***** Information given
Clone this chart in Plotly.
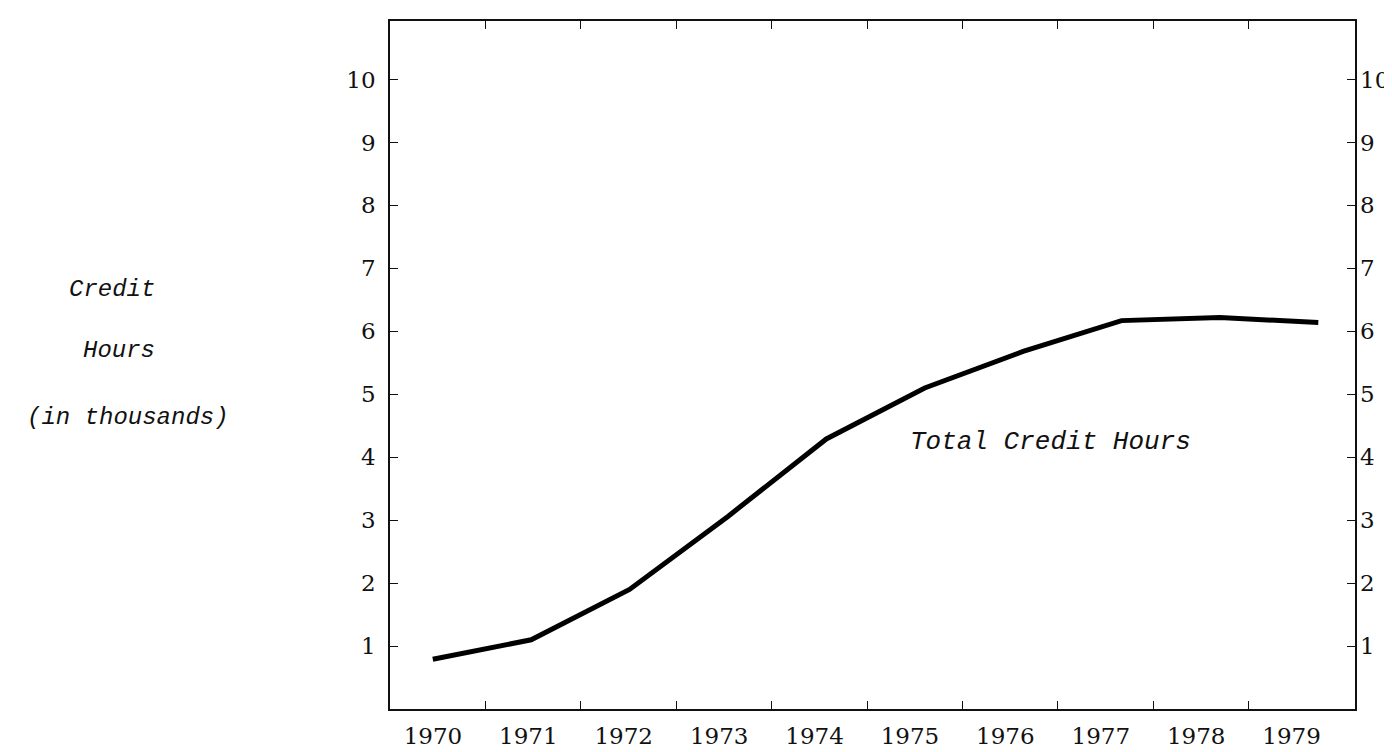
import plotly.graph_objects as go

# ---- data ----
years = [1970, 1971, 1972, 1973, 1974, 1975, 1976, 1977, 1978, 1979]
credit_hours_thousands = [0.79, 1.10, 1.90, 3.06, 4.29, 5.10, 5.68, 6.17, 6.22, 6.14]
year_labels = ["1970", "1971", "1972", "1973", "1974", "1975", "1976", "1977", "1978", "1979"]
y_ticks = [1, 2, 3, 4, 5, 6, 7, 8, 9, 10]
series_label = "Total Credit Hours"
y_title_lines = ["Credit", "Hours", "(in thousands)"]

# ---- geometry helpers (axis ranges) ----
W, H = 1392, 752
L, R, T, B = 382, 40, 11, 38
plot_w = W - L - R
px_per_year = 98.9
x0_px = 425 - L                      # pixel offset of first data year inside plot
x_range = [years[0] - x0_px / px_per_year, years[0] + (plot_w - x0_px) / px_per_year]
y_top = 10.93
interval_px = 95.9
iv_range = [0, plot_w / interval_px]

mono = "Liberation Mono, Courier New, monospace"
serif = "DejaVu Serif, serif"

fig = go.Figure()
fig.add_trace(go.Scatter(
    x=years, y=credit_hours_thousands, mode="lines",
    line=dict(color="black", width=5), showlegend=False, xaxis="x", yaxis="y",
    hoverinfo="skip",
))

fig.update_layout(
    width=W, height=H,
    margin=dict(l=L, r=R, t=T, b=B),
    paper_bgcolor="white", plot_bgcolor="white",
    showlegend=False,
    xaxis=dict(
        range=x_range, showgrid=False, zeroline=False, showticklabels=False,
        ticks="", showline=True, mirror=True, linecolor="#111", linewidth=1.5,
    ),
    # tick marks at interval boundaries
    xaxis2=dict(
        overlaying="x", anchor="y", side="bottom", range=iv_range,
        tickvals=list(range(1, len(years))), ticktext=[""] * (len(years) - 1),
        ticks="inside", ticklen=8, tickwidth=1.2, tickcolor="#111",
        mirror="ticks", showline=False, showgrid=False, zeroline=False,
    ),
    # year labels centred in intervals
    xaxis3=dict(
        overlaying="x", anchor="y", side="bottom", range=iv_range,
        tickvals=[i + 0.45 for i in range(len(years))], ticktext=year_labels,
        ticks="", showline=False, showgrid=False, zeroline=False,
        tickfont=dict(family=serif, size=23, color="#111"),
        ticklabelstandoff=11,
    ),
    yaxis=dict(
        range=[0, y_top], tickvals=y_ticks, ticktext=[str(v) for v in y_ticks],
        ticks="inside", ticklen=8, tickwidth=1.2, tickcolor="#111",
        showline=True, mirror=True, linecolor="#111", linewidth=1.5,
        showgrid=False, zeroline=False,
        tickfont=dict(family=serif, size=23, color="#111"),
        ticklabelstandoff=8,
    ),
    yaxis2=dict(
        overlaying="y", anchor="x", side="right",
        range=[0, y_top], tickvals=y_ticks, ticktext=[str(v) for v in y_ticks],
        ticks="inside", ticklen=8, tickwidth=1.2, tickcolor="#111",
        showline=False, showgrid=False, zeroline=False,
        tickfont=dict(family=serif, size=23, color="#111"),
        ticklabelstandoff=4,
    ),
)

# invisible traces to activate the auxiliary axes
fig.add_trace(go.Scatter(x=[None], y=[None], xaxis="x2", yaxis="y", showlegend=False))
fig.add_trace(go.Scatter(x=[None], y=[None], xaxis="x3", yaxis="y", showlegend=False))
fig.add_trace(go.Scatter(x=[None], y=[None], xaxis="x", yaxis="y2", showlegend=False))

# series label
fig.add_annotation(
    x=1976.28, y=4.24, xref="x", yref="y", text=series_label, showarrow=False,
    font=dict(family=mono, size=26, color="#111", style="italic"),
)

# y-axis title, typed on three lines (right edges in pixels, centre heights in data units)
for line, yv, xr in zip(y_title_lines, [6.67, 5.69, 4.63], [148, 148, 222]):
    fig.add_annotation(
        x=(xr - L) / plot_w, y=yv, xref="paper", yref="y", xanchor="right",
        text=line, showarrow=False,
        font=dict(family=mono, size=24, color="#111", style="italic"),
    )

fig.write_html("out.html")
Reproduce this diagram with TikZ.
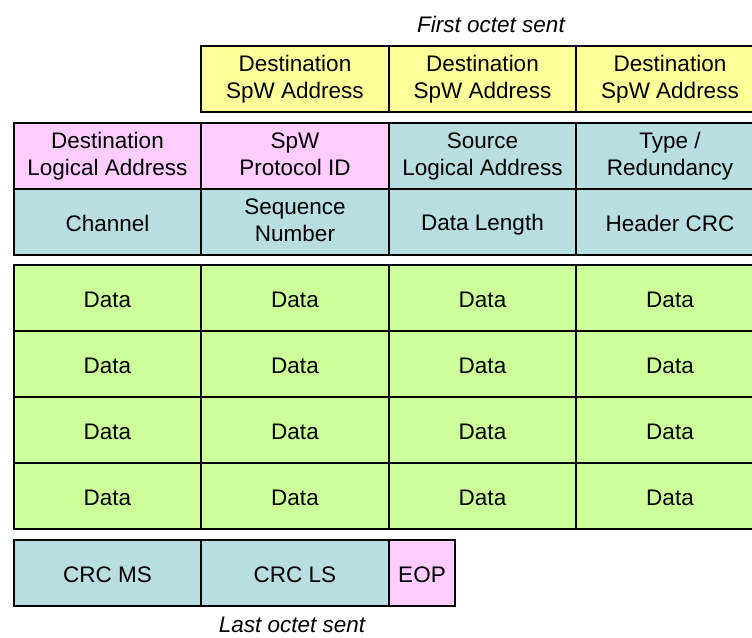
\documentclass[tikz,border=0pt]{standalone}
\usepackage{fontspec}
\setmainfont{Liberation Sans}
\definecolor{addrYellow}{HTML}{FFFF99}
\definecolor{ctrlPink}{HTML}{FFCCFF}
\definecolor{hdrBlue}{HTML}{B9DEE2}
\definecolor{dataGreen}{HTML}{CCFF99}
% invisible rule that centres the capitals of each cell's text
\newcommand{\cellstrut}{\rule[-4pt]{0pt}{26pt}}
\tikzset{
  cell/.style={draw=black, line width=2pt, inner sep=0pt, outer sep=0pt,
    minimum width=187.5pt, minimum height=66pt, align=center,
    font=\fontsize{22.5}{27}\selectfont,
    execute at begin node=\cellstrut, execute at end node=\cellstrut},
  addr/.style={cell, fill=addrYellow},
  ctrl/.style={cell, fill=ctrlPink},
  hdr/.style={cell, fill=hdrBlue},
  datacell/.style={cell, fill=dataGreen},
  note/.style={font=\fontsize{22.5}{27}\selectfont\itshape, inner sep=0pt}
}
\begin{document}
\begin{tikzpicture}[x=1pt, y=-1pt]
\useasboundingbox (0,0) rectangle (752,637);
\clip (0,0) rectangle (752,637);

% first octet label
\node[note] (first) at (491,24) {First octet sent};

% destination SpaceWire addresses
\node[addr] (a2) at (295,79) {Destination\\SpW Address};
\node[addr] (a3) at (482.5,79) {Destination\\SpW Address};
\node[addr] (a4) at (670,79) {Destination\\SpW Address};

% packet header
\node[ctrl] (h1) at (107.5,156) {Destination\\Logical Address};
\node[ctrl] (h2) at (295,156) {SpW\\Protocol ID};
\node[hdr]  (h3) at (482.5,156) {Source\\Logical Address};
\node[hdr]  (h4) at (670,156) {Type /\\Redundancy};
\node[hdr]  (h5) at (107.5,222) {Channel};
\node[hdr]  (h6) at (295,222) {Sequence\\Number};
\node[hdr]  (h7) at (482.5,222) {Data Length};
\node[hdr]  (h8) at (670,222) {Header CRC};

% data field
\foreach \r/\y in {1/298,2/364,3/430,4/496}{
  \node[datacell] (d\r a) at (107.5,\y) {Data};
  \node[datacell] (d\r b) at (295,\y) {Data};
  \node[datacell] (d\r c) at (482.5,\y) {Data};
  \node[datacell] (d\r d) at (670,\y) {Data};
}

% trailer
\node[hdr] (crcms) at (107.5,573) {CRC MS};
\node[hdr] (crcls) at (295,573) {CRC LS};
\node[ctrl, minimum width=66pt] (eop) at (422,573) {EOP};

% last octet label
\node[note] (last) at (292,625) {Last octet sent};
\end{tikzpicture}
\end{document}
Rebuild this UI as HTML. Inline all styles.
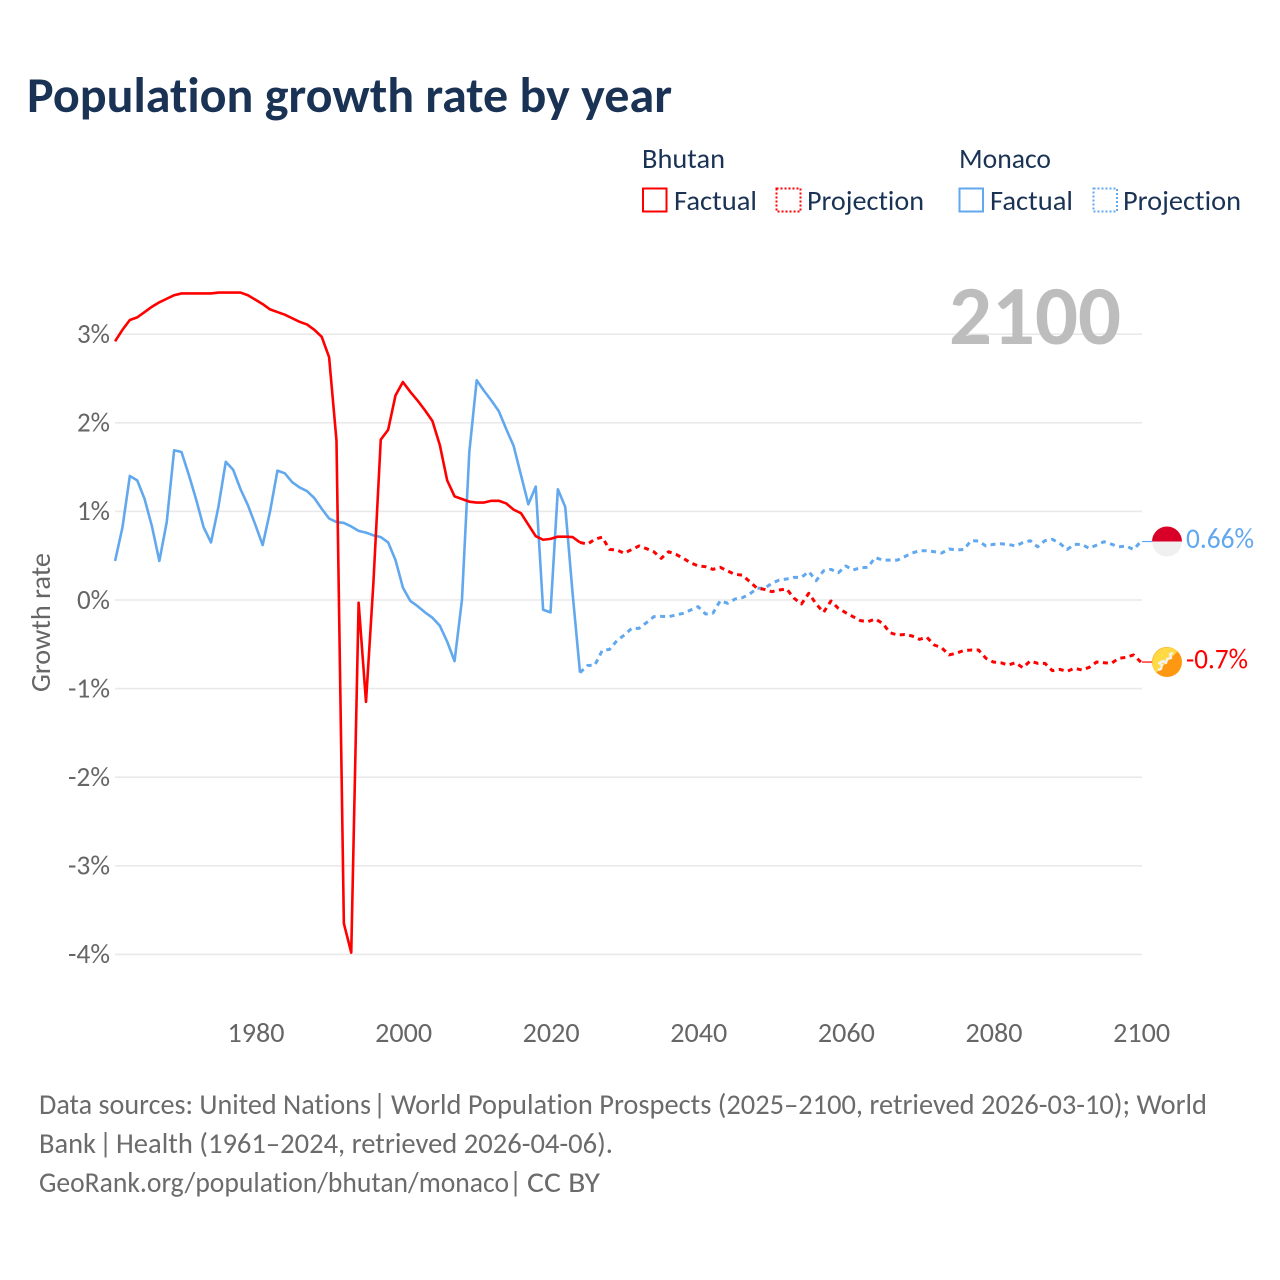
<!DOCTYPE html>
<html lang="en">
<head>
<meta charset="utf-8">
<title>Population growth rate by year</title>
<style>
html,body{margin:0;padding:0;background:#fff;}
#chart{display:block;width:1280px;height:1280px;font-family:"Carlito","Lato","Liberation Sans",sans-serif;font-variant-ligatures:none;font-feature-settings:"liga" 0,"clig" 0;}
</style>
</head>
<body>
<svg id="chart" xmlns="http://www.w3.org/2000/svg" width="1280" height="1280" viewBox="0 0 1280 1280">
  <rect x="0" y="0" width="1280" height="1280" fill="#ffffff"/>
  <text x="27" y="112" font-size="50" font-weight="700" fill="#1a3355" textLength="645" lengthAdjust="spacingAndGlyphs">Population growth rate by year</text>

  <g font-size="27.500" fill="#1a3355">
    <text x="642" y="168" textLength="83" lengthAdjust="spacingAndGlyphs">Bhutan</text>
    <rect x="643" y="188.500" width="23.500" height="23" fill="none" stroke="#ff0000" stroke-width="2"/>
    <text x="674" y="210" textLength="83" lengthAdjust="spacingAndGlyphs">Factual</text>
    <rect x="776.500" y="188.500" width="24" height="23" fill="none" stroke="#ff0000" stroke-width="2" stroke-dasharray="2 2"/>
    <text x="807" y="210" textLength="117" lengthAdjust="spacingAndGlyphs">Projection</text>
    <text x="959" y="168" textLength="92" lengthAdjust="spacingAndGlyphs">Monaco</text>
    <rect x="959.500" y="188.500" width="23.500" height="23" fill="none" stroke="#62a8ee" stroke-width="2"/>
    <text x="990" y="210" textLength="83" lengthAdjust="spacingAndGlyphs">Factual</text>
    <rect x="1093.500" y="188.500" width="23.500" height="23" fill="none" stroke="#62a8ee" stroke-width="2" stroke-dasharray="2 2"/>
    <text x="1123" y="210" textLength="118" lengthAdjust="spacingAndGlyphs">Projection</text>
  </g>

  <g id="grid"></g>
  <text x="949" y="344" font-size="84" font-weight="700" fill="#bdbdbd" textLength="172" lengthAdjust="spacingAndGlyphs">2100</text>
  <g id="yticks" font-size="27.500" fill="#666666"></g>
  <g id="xticks" font-size="27.500" fill="#666666"></g>
  <text transform="translate(50,692) rotate(-90)" font-size="27.500" fill="#666666" textLength="139" lengthAdjust="spacingAndGlyphs">Growth rate</text>
  <g id="series"></g>
  <g id="ends"></g>

  <g font-size="28.500" fill="#6b6b6b">
    <text x="39" y="1114" textLength="332" lengthAdjust="spacingAndGlyphs">Data sources: United Nations</text>
    <text x="373" y="1114">|</text>
    <text x="391" y="1114" textLength="816" lengthAdjust="spacingAndGlyphs">World Population Prospects (2025–2100, retrieved 2026-03-10); World</text>
    <text x="39" y="1153" textLength="57" lengthAdjust="spacingAndGlyphs">Bank</text>
    <text x="99" y="1153">|</text>
    <text x="116" y="1153" textLength="497" lengthAdjust="spacingAndGlyphs">Health (1961–2024, retrieved 2026-04-06).</text>
    <text x="39" y="1192" textLength="470" lengthAdjust="spacingAndGlyphs">GeoRank.org/population/bhutan/monaco</text>
    <text x="509" y="1192">|</text>
    <text x="527" y="1192" textLength="73" lengthAdjust="spacingAndGlyphs">CC BY</text>
  </g>
</svg>
<script>
const xTickYears = [1980, 2000, 2020, 2040, 2060, 2080, 2100];
const yTickValues = [3, 2, 1, 0, -1, -2, -3, -4];
const factualStartYear = 1961;
const projectionStartYear = 2024;

const bhutanFactual = [
  2.92,3.05,3.16,3.19,3.25,3.31,3.36,3.40,3.44,3.46,
  3.46,3.46,3.46,3.46,3.47,3.47,3.47,3.47,3.44,3.39,
  3.34,3.28,3.25,3.22,3.18,3.14,3.11,3.05,2.97,2.74,
  1.80,-3.65,-3.98,-0.03,-1.15,0.19,1.81,1.92,2.31,2.46,
  2.35,2.25,2.14,2.02,1.75,1.35,1.17,1.14,1.11,1.10,
  1.10,1.12,1.12,1.09,1.02,0.98,0.85,0.72,0.68,0.69,
  0.715,0.715,0.71,0.65
];
const monacoFactual = [
  0.44,0.82,1.40,1.35,1.14,0.83,0.44,0.88,1.69,1.67,
  1.41,1.13,0.82,0.65,1.05,1.56,1.47,1.25,1.07,0.85,
  0.62,1.00,1.46,1.43,1.33,1.27,1.23,1.15,1.03,0.92,
  0.88,0.87,0.83,0.78,0.76,0.73,0.71,0.65,0.45,0.14,
  -0.01,-0.07,-0.14,-0.20,-0.29,-0.47,-0.69,0.00,1.67,2.48,
  2.36,2.25,2.13,1.93,1.74,1.41,1.08,1.28,-0.11,-0.14,
  1.25,1.05,0.07,-0.82
];
const bhutanProjection = [
  0.65,
  0.63,0.685,0.71,0.57,0.565,0.527,0.57,0.61,0.58,0.545,
  0.47,0.545,0.515,0.47,0.42,0.385,0.376,0.346,0.369,0.327,
  0.29,0.28,0.207,0.132,0.12,0.094,0.113,0.124,0.02,-0.045,
  0.076,-0.045,-0.14,-0.011,-0.094,-0.143,-0.188,-0.233,-0.245,-0.214,
  -0.263,-0.369,-0.395,-0.39,-0.406,-0.444,-0.421,-0.508,-0.538,-0.62,
  -0.60,-0.57,-0.565,-0.565,-0.658,-0.70,-0.708,-0.734,-0.708,-0.764,
  -0.688,-0.715,-0.715,-0.798,-0.783,-0.805,-0.77,-0.79,-0.76,-0.70,
  -0.708,-0.715,-0.658,-0.647,-0.62,-0.70
];
const monacoProjection = [
  -0.82,
  -0.74,-0.735,-0.572,-0.557,-0.459,-0.395,-0.32,-0.32,-0.256,-0.188,
  -0.185,-0.188,-0.169,-0.15,-0.113,-0.075,-0.158,-0.15,-0.008,-0.037,
  0.011,0.026,0.068,0.132,0.132,0.188,0.226,0.237,0.256,0.256,
  0.32,0.218,0.33,0.346,0.308,0.384,0.339,0.365,0.369,0.48,
  0.45,0.45,0.45,0.49,0.53,0.556,0.556,0.545,0.53,0.576,
  0.564,0.57,0.67,0.665,0.61,0.628,0.635,0.628,0.61,0.647,
  0.67,0.60,0.67,0.685,0.64,0.57,0.628,0.628,0.583,0.62,
  0.658,0.63,0.60,0.61,0.57,0.66
];
const monacoEndLabel = "0.66%";
const bhutanEndLabel = "-0.7%";

const NS = "http://www.w3.org/2000/svg";
const RED = "#ff0000";
const BLUE = "#62a8ee";
function xScale(year) { return 255.3 + (year - 1980) * 7.38; }
function yScale(value) { return 600 - value * 88.6; }
function make(tag, parent, attrs) {
  const el = document.createElementNS(NS, tag);
  for (const k in attrs) el.setAttribute(k, attrs[k]);
  parent.appendChild(el);
  return el;
}
const grid = document.getElementById("grid");
const yticks = document.getElementById("yticks");
const xticks = document.getElementById("xticks");
const series = document.getElementById("series");
const ends = document.getElementById("ends");

yTickValues.forEach(function (v) {
  const line = make("line", grid, {x1: 115, x2: 1142, y1: yScale(v), y2: yScale(v), stroke: "#e9e9e9", "stroke-width": 1.6});
  
  
  const t = make("text", yticks, {x: 110, y: yScale(v) + 8.800, "text-anchor": "end", textLength: v < 0 ? 42 : 33, lengthAdjust: "spacingAndGlyphs"});
  t.textContent = v + "%";
  
  
});
xTickYears.forEach(function (y) {
  const t = make("text", xticks, {x: xScale(y) + 0.7, y: 1042, "text-anchor": "middle", textLength: 57, lengthAdjust: "spacingAndGlyphs"});
  t.textContent = String(y);
  
  
});
function pathFor(values, startYear) {
  return values.map(function (v, i) {
    return (i ? "L" : "M") + xScale(startYear + i).toFixed(2) + " " + yScale(v).toFixed(2);
  }).join(" ");
}
function drawLine(values, startYear, color, dashed) {
  const attrs = {d: pathFor(values, startYear), fill: "none", stroke: color, "stroke-width": dashed ? 3 : 2.6, "stroke-linejoin": "round"};
  if (dashed) attrs["stroke-dasharray"] = "5 4.500";
  return make("path", series, attrs);
}
const lineA = drawLine(monacoFactual, factualStartYear, BLUE, false);


const lineB = drawLine(bhutanFactual, factualStartYear, RED, false);


const lineC = drawLine(monacoProjection, projectionStartYear, BLUE, true);


const lineD = drawLine(bhutanProjection, projectionStartYear, RED, true);



/* End connectors, flags and value labels */
const monY = yScale(monacoProjection[monacoProjection.length - 1]);
const bhuY = yScale(bhutanProjection[bhutanProjection.length - 1]);
const CX = 1167, R = 15;

const conA = make("line", ends, {x1: 1142, x2: 1152, y1: monY, y2: monY, stroke: BLUE, "stroke-width": 1.2});


const conB = make("line", ends, {x1: 1142, x2: 1152, y1: bhuY, y2: bhuY, stroke: RED, "stroke-width": 1.2});



const flagM = make("g", ends, {transform: "translate(" + CX + " " + monY + ")"});


const flagMBottom = make("path", flagM, {d: "M-" + R + " 0A" + R + " " + R + " 0 0 0 " + R + " 0Z", fill: "#f0f0f0"});


const flagMTop = make("path", flagM, {d: "M-" + R + " 0A" + R + " " + R + " 0 0 1 " + R + " 0Z", fill: "#d80027"});



const flagB = make("g", ends, {transform: "translate(" + CX + " " + bhuY + ")"});


const flagBBase = make("circle", flagB, {cx: 0, cy: 0, r: R, fill: "#ff9811"});


const flagBTop = make("path", flagB, {d: "M-10.600 10.600A15 15 0 0 1 10.600 -10.600Z", fill: "#ffda44"});


const flagBDragon = make("path", flagB, {d: "M-9 8L-6 7L-5 3L-8 1L-4 -1L-1 1L0 -3L4 -4L3 -8L6 -9", fill: "none", stroke: "#f2f2f2", "stroke-width": 2.4, "stroke-linejoin": "round"});



const labM = make("text", ends, {x: 1186, y: monY + 6.500, "font-size": 28.5, fill: BLUE, textLength: 68, lengthAdjust: "spacingAndGlyphs"});
labM.textContent = monacoEndLabel;


const labB = make("text", ends, {x: 1186, y: bhuY + 6.500, "font-size": 28.5, fill: RED, textLength: 62, lengthAdjust: "spacingAndGlyphs"});
labB.textContent = bhutanEndLabel;


</script>
</body>
</html>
**********
Stated problem:
State, as a bare number, how many lines of the listing hold the word "this".

Written response:
3